- Born: 1987 (age 37–38) Diyarbakır, Turkey
- Origin: Kurds
- Genres: Kurdish music
- Years active: 2013–present

= Tufan Derince =

Tufan Derince (born 1987) is a Kurdish folk musician. He is currently based in Rotterdam in the Netherlands.

== Biografie ==
Tufan Derince was born in 1987 and began playing music at weddings at the age of 12. He attended the Gaziantep University Conservatory Department. After his studies, Derince set up a music centre in Mersin, where he taught other musicians and began to produce music for himself and other artists.

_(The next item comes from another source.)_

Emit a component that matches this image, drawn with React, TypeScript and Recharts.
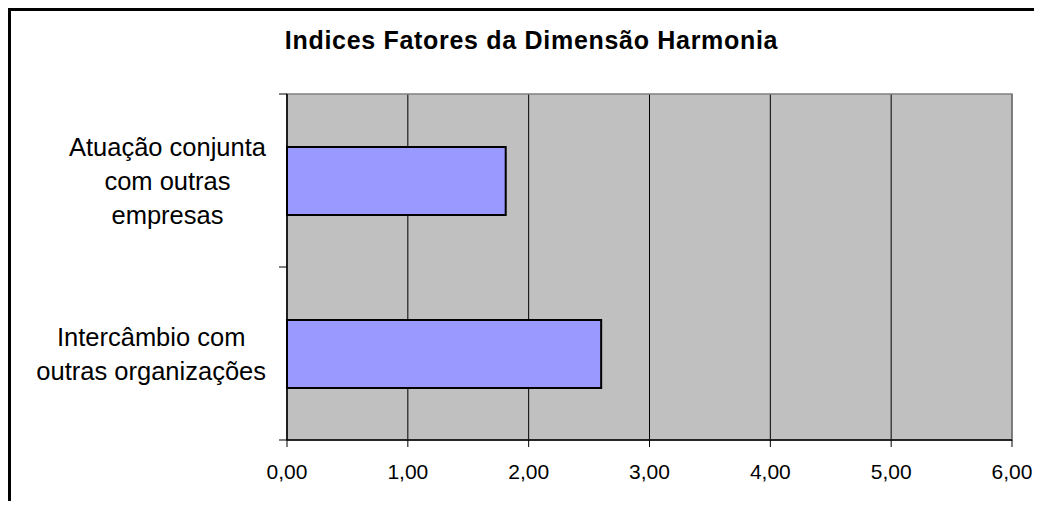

Derince plays the electric baglama. In various ensemble formats he plays traditional wedding and folk music. The group's music has been described as "a celebration and expression of cultural pride in Kurdish identity".

In January 2020, he performed as part of the annual GlobalFEST celebration of world music in New York. Jon Pareles, the music critic for The New York Times, described the performance as a "whirlwind". NPR described the group's sound as "wild distorted Kurdish wedding music".

Tufan Derince continues to perform at weddings throughout Europe as well as in Turkey and has also performed on NPR's Tiny Desk meets globalFEST series in 2022, at DubaiEXPO2020, and at SXSW in Austin, Texas in March 2022.